A change in runway use at O'Hare International Airport will be on the radar screen of pilots next month, but passengers shouldn't notice major differences, Federal Aviation Administration officials said Monday.

As part of the O'Hare expansion project, one of the airport's most well-used runways, 14 Right/32 Left, will be shortened permanently on May 6. The diagonal runway's length will decrease from 13,000 feet to 9,700. The reduction is to make way for construction of a new runway on the south end of the airport, FAA spokesman Tony Molinaro said.

Used mainly as a departure runway, the change will shift larger, international aircraft requiring a significant stretch for takeoffs to Runway 10 Left/28 Right, a 13,000-foot runway extended in 2008. This should affect only a small number of flights, Molinaro said. The shortened runway will continue to be used for about 40 percent of departures from O'Hare.

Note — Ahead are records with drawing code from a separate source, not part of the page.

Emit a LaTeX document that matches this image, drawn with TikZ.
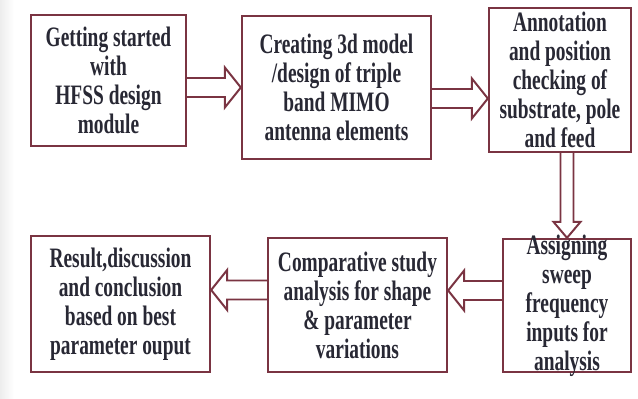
\documentclass[tikz,border=0pt]{standalone}
\usepackage{fontspec}
\setmainfont{Liberation Serif}[FakeStretch=0.69]
\usetikzlibrary{calc}
\definecolor{flowmaroon}{RGB}{122, 52, 66}
\definecolor{flowtext}{RGB}{40, 40, 52}

\begin{document}
\begin{tikzpicture}[x=0.025cm, y=-0.025cm,
    box/.style={rectangle, draw=flowmaroon, fill=white, line width=1.6pt, align=center, inner sep=0pt, text=flowtext, font=\fontsize{20}{20.6}\selectfont\bfseries},
    txt/.style={align=center, inner sep=0pt, text=flowtext, font=\fontsize{20}{20.6}\selectfont\bfseries},
    blockarrow/.style args={#1/#2}{draw=flowmaroon, line width=1.4pt, to path={
        let \p1=($(\tikztotarget)-(\tikztostart)$), \n1={atan2(\y1,\x1)}, \n2={veclen(\x1,\y1)} in
        ($(\tikztostart)+(\n1+90:#1)$) -- ($(\tikztostart)+(\n1:\n2-0.4cm)+(\n1+90:#1)$)
        -- ($(\tikztostart)+(\n1:\n2-0.4cm)+(\n1+90:#2)$) -- (\tikztotarget)
        -- ($(\tikztostart)+(\n1:\n2-0.4cm)+(\n1-90:#2)$) -- ($(\tikztostart)+(\n1:\n2-0.4cm)+(\n1-90:#1)$)
        -- ($(\tikztostart)+(\n1-90:#1)$)}}
]
    \useasboundingbox (0,0) rectangle (638,399);
    \shade[left color=gray!14, right color=white] (0,0) rectangle (14,399);

    \node[box, minimum width=3.875cm, minimum height=3.275cm] (b1) at (108.5, 80.5) {Getting started\\with\\HFSS design\\module};
    \node[box, minimum width=4.725cm, minimum height=3.575cm] (b2) at (336.5, 87.5) {Creating 3d model\\/design of triple\\band MIMO\\antenna elements};
    \node[box, minimum width=3.55cm, minimum height=3.6cm] (b3) at (560, 80) {Annotation\\and position\\checking of\\substrate, pole\\and feed};
    \node[box, minimum width=3.2cm, minimum height=3.325cm] (b4) at (567, 305.5) {};
    \node[txt] (t4) at (b4.center) {Assigning\\sweep\\frequency\\inputs for\\analysis};
    \node[box, minimum width=4.475cm, minimum height=3.35cm] (b5) at (357.5, 305) {Comparative study\\analysis for shape\\\& parameter\\variations};
    \node[box, minimum width=4.475cm, minimum height=3.4cm] (b6) at (120.5, 304) {Result,discussion\\and conclusion\\based on best\\parameter ouput};

    \coordinate (a2) at ($(b2.east)+(0,11)$);
    \coordinate (a4) at ($(b4.west)+(0,-15)$);
    \coordinate (a5) at ($(b5.west)+(0,-15)$);

    \draw[blockarrow=0.2375cm/0.5cm] (b1.east |- b2.west) to (b2.west);
    \draw[blockarrow=0.2375cm/0.5cm] (a2) to (a2 -| b3.west);
    \draw[blockarrow=0.1625cm/0.3375cm] (b3.south -| b4.north) to (b4.north);
    \draw[blockarrow=0.2375cm/0.5cm] (a4) to (a4 -| b5.east);
    \draw[blockarrow=0.2375cm/0.5cm] (a5) to (a5 -| b6.east);
\end{tikzpicture}
\end{document}
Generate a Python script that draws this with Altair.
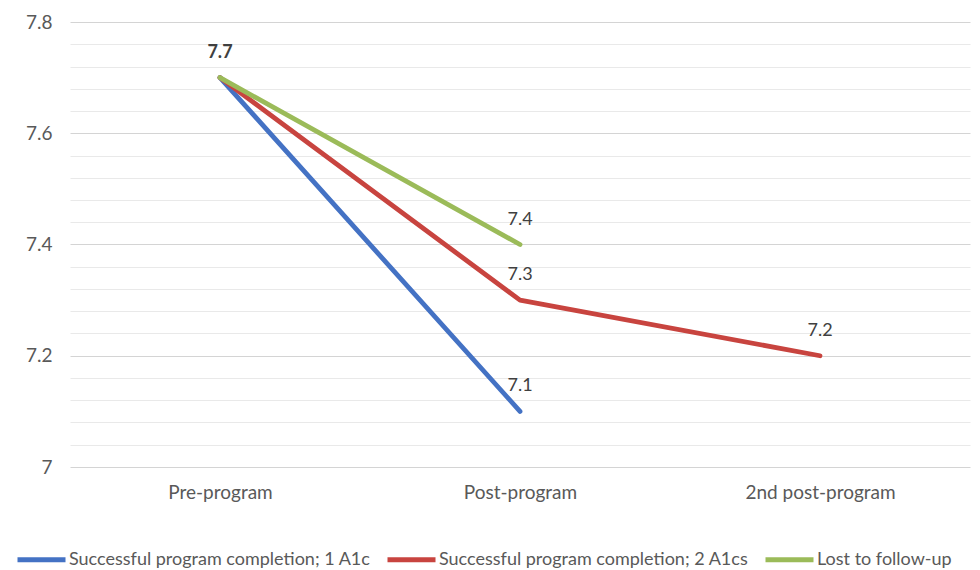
import altair as alt
import pandas as pd

stages = ["Pre-program", "Post-program", "2nd post-program"]
series_names = [
    "Successful program completion; 1 A1c",
    "Successful program completion; 2 A1cs",
    "Lost to follow-up",
]
blue_vals = [7.7, 7.1, None]
red_vals = [7.7, 7.3, 7.2]
green_vals = [7.7, 7.4, None]
colors = ["#4472C4", "#C8443F", "#9BBB59"]

rows = []
for name, vals in zip(series_names, [blue_vals, red_vals, green_vals]):
    for st, v in zip(stages, vals):
        if v is not None:
            rows.append({"stage": st, "series": name, "value": v})
df = pd.DataFrame(rows)

# data labels (one label per distinct point)
label_stages = ["Pre-program", "Post-program", "Post-program", "Post-program", "2nd post-program"]
label_values = [7.7, 7.4, 7.3, 7.1, 7.2]
label_bold = [True, False, False, False, False]
ldf = pd.DataFrame({"stage": label_stages, "value": label_values,
                    "label": [f"{v:g}" for v in label_values], "bold": label_bold})

grid_values = [round(7 + 0.04 * i, 2) for i in range(21)]
major_test = "abs(round(datum.value*5) - datum.value*5) < 0.001"

FONT = "Lato"
xscale = alt.Scale(type="point", padding=0.5, domain=stages)

x_enc = alt.X(
    "stage:N",
    sort=stages,
    scale=xscale,
    axis=alt.Axis(
        title=None, labelAngle=0, domain=False, ticks=False, grid=False,
        labelFont=FONT, labelFontSize=19, labelColor="#595959", labelPadding=16,
    ),
)
y_enc = alt.Y(
    "value:Q",
    scale=alt.Scale(domain=[7, 7.8], nice=False, zero=False),
    axis=alt.Axis(
        title=None, values=grid_values, tickCount=30, format="~g",
        labelExpr=f"{major_test} ? datum.label : ''", labelOverlap=False,
        domain=False, ticks=False, labelPadding=18,
        labelFont=FONT, labelFontSize=19, labelColor="#595959",
        gridColor={"condition": {"test": major_test, "value": "#d4d4d4"}, "value": "#e9e9e9"},
        gridWidth=1,
    ),
)

lines = alt.Chart(df).mark_line(strokeWidth=4.8, strokeCap="round", strokeJoin="round").encode(
    x=x_enc,
    y=y_enc,
    color=alt.Color(
        "series:N",
        scale=alt.Scale(domain=series_names, range=colors),
        legend=alt.Legend(
            title=None, orient="none", direction="horizontal",
            legendX=-55, legendY=511,
            symbolType="stroke", symbolSize=2304, symbolStrokeWidth=5,
            labelFont=FONT, labelFontSize=18, labelColor="#595959",
            labelOffset=1, columnPadding=6, labelLimit=400,
        ),
    ),
    order=alt.Order("stage_order:Q"),
).transform_calculate(
    stage_order="indexof(['Pre-program','Post-program','2nd post-program'], datum.stage)"
)

base_labels = alt.Chart(ldf).encode(
    x=alt.X("stage:N", sort=stages, scale=xscale),
    y=alt.Y("value:Q"),
    text="label:N",
)
labels_bold = base_labels.transform_filter("datum.bold").mark_text(
    font=FONT, fontSize=18, color="#404040", dy=-25, baseline="middle", align="center",
    fontWeight="bold",
)
labels_norm = base_labels.transform_filter("!datum.bold").mark_text(
    font=FONT, fontSize=18, color="#404040", dy=-25, baseline="middle", align="center",
)

chart = alt.layer(lines, labels_bold, labels_norm).properties(
    width=900, height=445,
    autosize=alt.AutoSizeParams(type="none"),
    padding={"left": 70, "top": 22, "right": 10, "bottom": 103},
    background="white",
).configure_view(stroke=None)

chart.save("out.html", embed_options={"renderer": "svg", "actions": False})
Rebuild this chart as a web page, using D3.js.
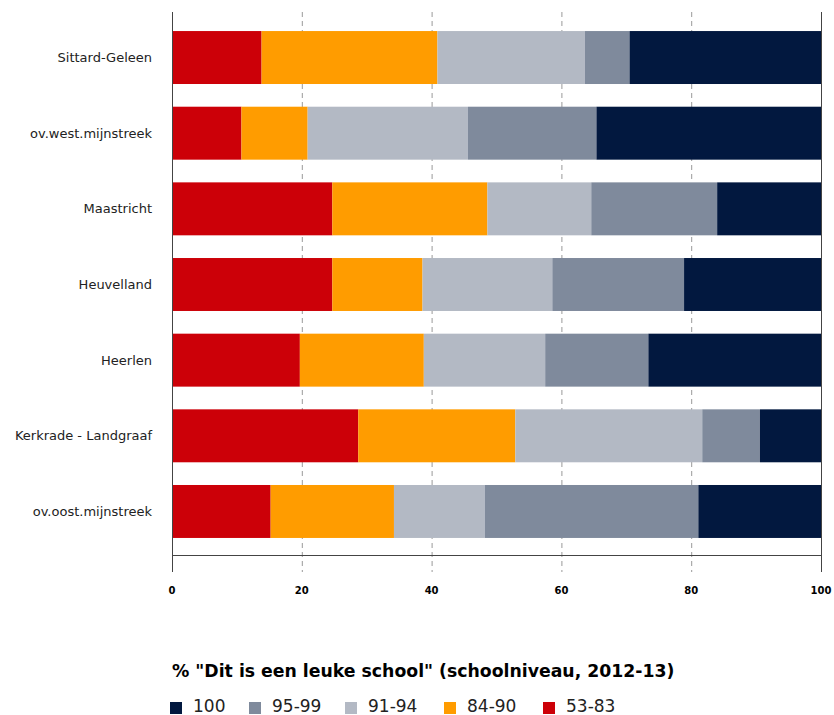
<!DOCTYPE html>
<html><head><meta charset="utf-8">
<script src="https://cdn.jsdelivr.net/npm/d3@7"></script>
<style>body{margin:0;background:#fff}svg{display:block}</style>
</head><body>
<script>
const categories = ["Sittard-Geleen","ov.west.mijnstreek","Maastricht","Heuvelland","Heerlen","Kerkrade - Landgraaf","ov.oost.mijnstreek"];
const seriesNames = ["53-83","84-90","91-94","95-99","100"];
const s5383 = [13.8,10.7,24.7,24.7,19.7,28.7,15.2];
const s8490 = [27.1,10.2,23.9,13.9,19.1,24.2,19.0];
const s9194 = [22.7,24.7,16.0,20.0,18.7,28.8,14.0];
const s9599 = [6.9,19.8,19.4,20.3,15.9,8.9,32.9];
const s100 = [29.5,34.6,16.0,21.1,26.6,9.4,18.9];
const xTicks = [0,20,40,60,80,100];
const legendOrder = ["100","95-99","91-94","84-90","53-83"];
const colors = {"53-83":"#CC0008","84-90":"#FF9C00","91-94":"#B3B9C4","95-99":"#7F8A9C","100":"#02183F"};
const titleText = '% "Dit is een leuke school" (schoolniveau, 2012-13)';

const W=834,H=715;
const svg=d3.select("body").append("svg").attr("width",W).attr("height",H);
const x=d3.scaleLinear().domain([0,100]).range([172,821]);
const y=d3.scaleBand().domain(categories).range([19.7,549.3]).paddingInner(0.3).paddingOuter(0.15);
const topY=12,axisY=555,tickEnd=572;

// gridlines
svg.append("g").selectAll("line").data(xTicks.filter(d=>d>0&&d<100)).join("line")
  .attr("x1",d=>x(d)+0.5).attr("x2",d=>x(d)+0.5).attr("y1",topY).attr("y2",tickEnd)
  .attr("stroke","#999").attr("stroke-dasharray","5,4").attr("stroke-width",1);

const rows = categories.map((c,i)=>({cat:c,vals:[s5383[i],s8490[i],s9194[i],s9599[i],s100[i]]}));
const stackData = rows.map(r=>{const o={cat:r.cat};seriesNames.forEach((s,k)=>o[s]=r.vals[k]);return o;});
const stack=d3.stack().keys(seriesNames)(stackData);
svg.append("g").selectAll("g").data(stack).join("g").attr("fill",d=>colors[d.key])
  .selectAll("rect").data(d=>d).join("rect")
  .attr("x",d=>x(d[0])).attr("width",d=>Math.max(0,Math.min(x(d[1]),x(100))-x(d[0])))
  .attr("y",d=>y(d.data.cat)).attr("height",y.bandwidth());

// axes lines
svg.append("line").attr("x1",172.5).attr("x2",172.5).attr("y1",topY).attr("y2",tickEnd).attr("stroke","#444");
svg.append("line").attr("x1",821.5).attr("x2",821.5).attr("y1",topY).attr("y2",tickEnd).attr("stroke","#444");
svg.append("line").attr("x1",172).attr("x2",822).attr("y1",axisY+0.5).attr("y2",axisY+0.5).attr("stroke","#444");

// x tick labels
svg.append("g").selectAll("text").data(xTicks).join("text")
  .attr("x",d=>x(d)).attr("y",594).attr("text-anchor","middle")
  .attr("font-family","DejaVu Sans").attr("font-weight","bold").attr("font-size",10).attr("fill","#000")
  .text(d=>d);

// category labels
svg.append("g").selectAll("text").data(categories).join("text")
  .attr("x",152).attr("y",d=>y(d)+y.bandwidth()/2).attr("dy","0.35em").attr("text-anchor","end")
  .attr("font-family","DejaVu Sans").attr("font-size",13).attr("fill","#222")
  .text(d=>d);

// title
svg.append("text").attr("x",172).attr("y",677).attr("font-family","DejaVu Sans").attr("font-weight","bold")
  .attr("font-size",17.3).attr("fill","#000").text(titleText);

// legend
const lx=[170,249,345,444,543];
const lg=svg.append("g").selectAll("g").data(legendOrder).join("g").attr("transform",(d,i)=>`translate(${lx[i]},0)`);
lg.append("rect").attr("x",0).attr("y",702).attr("width",12).attr("height",12).attr("fill",d=>colors[d]);
lg.append("text").attr("x",23).attr("y",712).attr("font-family","DejaVu Sans").attr("font-size",17).attr("fill","#222").text(d=>d);
</script>
</body></html>
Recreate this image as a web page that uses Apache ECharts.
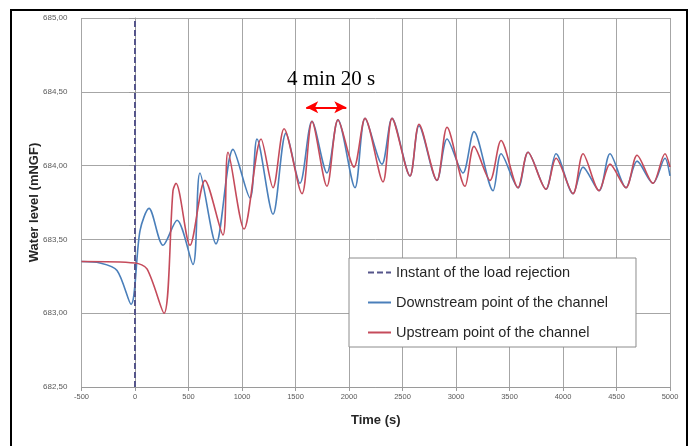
<!DOCTYPE html>
<html>
<head>
<meta charset="utf-8">
<script src="https://cdn.jsdelivr.net/npm/echarts@6/dist/echarts.min.js"></script>
<style>html,body{margin:0;padding:0;background:#fff}#c{width:694px;height:446px}</style>
</head>
<body>
<div id="c"></div>
<script>
// Time (s) / water level (mNGF)
const downstreamT = [-500,-327,-168,-37,47,131,262,393,542,607,757,916,1075,1140,1290,1411,1542,1654,1794,1897,2056,2150,2308,2402,2570,2654,2822,2916,3065,3168,3346,3421,3580,3673,3841,3935,4094,4187,4337,4439,4589,4692,4841,4953,5000];
const downstreamY = [683.35,683.34,683.29,683.06,683.56,683.71,683.46,683.63,683.33,683.95,683.47,684.11,683.78,684.18,683.67,684.22,683.88,684.30,683.95,684.31,683.85,684.32,684.01,684.32,683.93,684.27,683.90,684.18,683.95,684.23,683.83,684.08,683.85,684.09,683.84,684.08,683.81,683.99,683.83,684.08,683.85,684.03,683.88,684.05,683.93];
const upstreamT = [-500,0,112,271,355,383,514,654,822,869,1019,1178,1290,1393,1561,1654,1794,1897,2047,2150,2318,2402,2570,2654,2822,2916,3084,3168,3318,3421,3580,3673,3841,3935,4094,4187,4337,4439,4589,4692,4841,4953,5000];
const upstreamY = [683.35,683.34,683.30,683.00,683.83,683.88,683.46,683.90,683.53,684.09,683.57,684.18,683.85,684.25,683.81,684.30,683.86,684.31,683.99,684.32,683.89,684.32,683.93,684.28,683.90,684.26,683.86,684.13,683.90,684.17,683.85,684.09,683.84,684.05,683.81,684.08,683.83,684.01,683.85,684.07,683.88,684.08,683.99];
const rejectionT = [0, 0];
const rejectionY = [682.5, 685];
const periodStart = [1600, 684.395];
const periodEnd = [1975, 684.395];
const periodLabel = '4 min 20 s';
const seriesNames = ['Instant of the load rejection','Downstream point of the channel','Upstream point of the channel'];

const zip = (a, b) => a.map((v, i) => [v, b[i]]);

const chart = echarts.init(document.getElementById('c'));
chart.setOption({
  animation: false,
  backgroundColor: '#fff',
  textStyle: { fontFamily: 'Liberation Sans' },
  title: {
    text: periodLabel, left: 287, top: 69, padding: 0,
    textStyle: { fontFamily: 'Liberation Serif', fontSize: 21, fontWeight: 'normal', color: '#000' }
  },
  graphic: [{
    type: 'rect', shape: { x: 11, y: 10, width: 676, height: 445 },
    style: { fill: 'none', stroke: '#000', lineWidth: 2 }, silent: true, z: 100
  }],
  grid: { left: 81.5, right: 24, top: 18, bottom: 59 },
  legend: {
    data: seriesNames,
    orient: 'vertical', left: 349, top: 258,
    padding: [7, 28, 7, 18], itemGap: 15, itemWidth: 23, itemHeight: 14,
    backgroundColor: '#fff', borderColor: '#8c8c8c', borderWidth: 1,
    itemStyle: { color: 'rgba(0,0,0,0)', borderWidth: 0, opacity: 0 },
    textStyle: { fontSize: 14.5, color: '#262626', fontFamily: 'Liberation Sans' }
  },
  xAxis: {
    type: 'value', min: -500, max: 5000, interval: 500,
    name: 'Time (s)', nameLocation: 'middle', nameGap: 27, nameMoveOverlap: false,
    nameTextStyle: { fontSize: 13, fontWeight: 'bold', color: '#262626' },
    axisLine: { lineStyle: { color: '#9a9a9a' } },
    axisTick: { show: true, length: 4, lineStyle: { color: '#9a9a9a' } },
    axisLabel: { fontSize: 7.5, color: '#595959', margin: 6, formatter: v => String(v) },
    splitLine: { show: true, lineStyle: { color: '#a6a6a6', width: 1 } }
  },
  yAxis: {
    type: 'value', min: 682.5, max: 685, interval: 0.5,
    name: 'Water level (mNGF)', nameLocation: 'middle', nameGap: 41, nameMoveOverlap: false,
    nameTextStyle: { fontSize: 13, fontWeight: 'bold', color: '#262626' },
    axisLine: { show: true, lineStyle: { color: '#9a9a9a' } },
    axisTick: { show: true, length: 6, lineStyle: { color: '#9a9a9a' } },
    axisLabel: { fontSize: 8, color: '#595959', margin: 14, formatter: v => v.toFixed(2).replace('.', ',') },
    splitLine: { show: true, lineStyle: { color: '#a6a6a6', width: 1 } }
  },
  series: [
    {
      name: seriesNames[0], type: 'line', data: zip(rejectionT, rejectionY),
      symbol: 'none', z: 5,
      lineStyle: { color: '#55558a', width: 2, type: [6, 3] },
      itemStyle: { color: '#55558a' }
    },
    {
      name: seriesNames[1], type: 'line', data: zip(downstreamT, downstreamY),
      symbol: 'none', smooth: 0.3, z: 3,
      lineStyle: { color: '#4a7fba', width: 1.6 },
      itemStyle: { color: '#4a7fba' }
    },
    {
      name: seriesNames[2], type: 'line', data: zip(upstreamT, upstreamY),
      symbol: 'none', smooth: 0.3, z: 4,
      lineStyle: { color: '#c54b5b', width: 1.6 },
      itemStyle: { color: '#c54b5b' },
      markLine: {
        silent: true, symbol: ['arrow', 'arrow'], symbolSize: [9, 12],
        label: { show: false },
        lineStyle: { color: '#ff0000', width: 2, type: 'solid' },
        data: [[{ coord: periodStart }, { coord: periodEnd }]]
      }
    }
  ]
});
</script>
</body>
</html>
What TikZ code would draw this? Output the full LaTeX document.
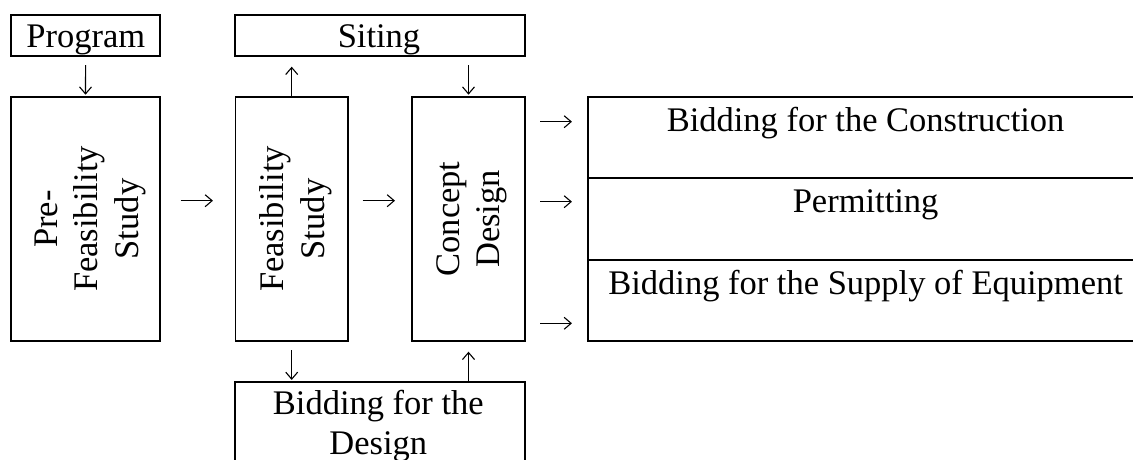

In addition, flights landing from the southeast, making up 1 percent to 2 percent of O'Hare arrivals, can no longer use the shortened runway as of May 6.

Runway 14R/32L will be completely closed at the end of the O'Hare modernization project, which involves building six parallel runways.

Also this year, the FAA will install new airport surveillance radar in West Chicago. Consisting of a 70-foot to 75-foot tower and large antenna, the system will be the third for O'Hare and is intended to complement the parallel runways.

The new radar provides for "high and wide" approaches allowing aircraft to come in from wider angles and stay up higher for longer, Molinaro said.

"It gives you more efficiencies, more choices and more ways to blend in traffic," he noted. "And when you're higher, it might help with noise."

The radar will be installed over the summer and fall.